Mas y la ‘doctrina Alejandro Sanz’

Madrid debería actuar con madurez y, si quiere, torpedear políticamente con argumentos este proceso en las urnas

Después de sepultar el pacto fiscal, a Artur Mas no le quedaba más remedio que anunciar ayer una inminente convocatoria de elecciones de corte plebiscitario, con el trasfondo del debate sobre la independencia. Otra cosa es que su deseo, expresado con cierto tono épico, de no volver a presentarse si Cataluña consigue “los objetivos nacionales que decida” (léase un referéndum) apenas enmascara el cálculo electoralista que late. No en vano, Mas aprovecha la ventaja competitiva que supone pillar al resto de las fuerzas políticas con el pie cambiado. Pero, insisto, las elecciones eran insoslayables. Si a Rajoy se le exige, y con razón, un referéndum o elecciones por dar la vuelta a su programa como un calcetín, también Mas, que compareció ante los electores con el gran anzuelo electoral del pacto fiscal, debe presentar nuevas credenciales para el próximo ciclo político.

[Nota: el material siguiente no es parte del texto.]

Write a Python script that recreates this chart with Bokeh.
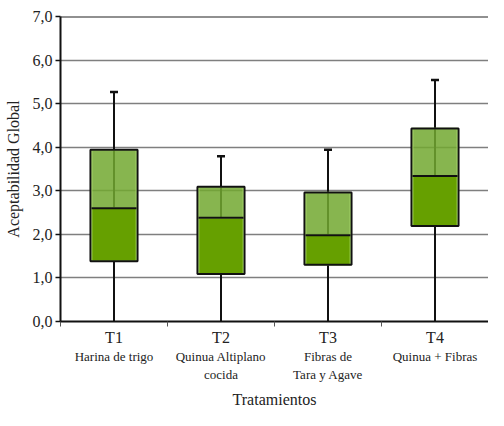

Además, parece indiscutible que nos hallamos ante una nueva etapa. Con tantas incertidumbres como se quiera, pero marcada por la insólita audacia de CiU de proponer avances hacia el Estado propio después del enésimo encontronazo del catalanismo con el aparato del Estado. La determinación y el discurso sobrevenido de Mas, con tantos eufemismos como se quiera, no deja de ir al compás de un fenómeno nuevo: la creciente centralidad social de un movimiento soberanista que, como se vio en la manifestación del 11-S, es cada día más burgués, se halla copado por una clase media que es la que enarbola el estandarte. Y todavía más. Lo que antaño podía parecer reactivo, testimonial e incluso hilarante a muchos, ahora es lo más transversal, interclasista e intergeneracional del mundo. Además de que en el exclusivo eje político catalanista es indiscutiblemente hegemónico.

La pregunta subsiguiente es: ¿y después qué? Pues el siguiente paso, si es que hace consenso entre la mayoría de las fuerzas del Parlament, debería ser una consulta sobre el futuro estatus de Cataluña, al estilo de Quebec, Montenegro o Escocia. La legalidad internacional ya ha amparado recientemente algunos supuestos y fijado incluso las reglas del principio democrático por excelencia. En este eventual contexto, debería imponerse la negociación política, aunque sea a regañadientes como hace Cameron en el Reino Unido o antes los federalistas canadienses.

Claro que en el otro extremo puede oponerse a todo ello que el ordenamiento constitucional español no lo permite y que se requiere la modificación por una vía tan rígida como “imposible” del artículo 2 de la Carta Magna, el de la “indisoluble unidad de la nación española”. Así lo ha hecho en estas mismas páginas el colega, amigo y admirado Javier Pérez Royo. Aun a sabiendas de que para ello se precisa una mayoría de dos tercios de las Cortes, su disolución, la convocatoria de elecciones, la ratificación también por dos tercios y un ulterior referéndum… O peor todavía, puede insistirse de forma un tanto peregrina en que para decidir el futuro de los catalanes hay que consultar a todos los españoles, desde el cabo de Gata hasta Finisterre. Pero todo ello me sugiere la estampa de aquel niño que intuye el peligro y se cubre el rostro con las manos, para no verlo. Hay quien no quiere ver que el gran cambio experimentado por el derecho internacional de secesión es que, como puso de relieve la Corte Suprema de Canadá en 1998, lo legítimo hoy en día es la voluntad democrática de la mayoría. Y eso no se puede ni desconocer ni desvalorizar, y menos lanzando una Constitución escayolada a la cabeza de Cataluña.

Como Ottawa o Londres, Madrid debería actuar con madurez democrática, como todo Estado de tradición pluralista, y tratar, si quiere, de torpedear políticamente este proceso con argumentos, en las urnas. Incluso con malas artes. Pero nunca con un veto. Debería actuar como Alejandro Sanz ayer en TV-3: “Me daría penita, pero estamos en una democracia”.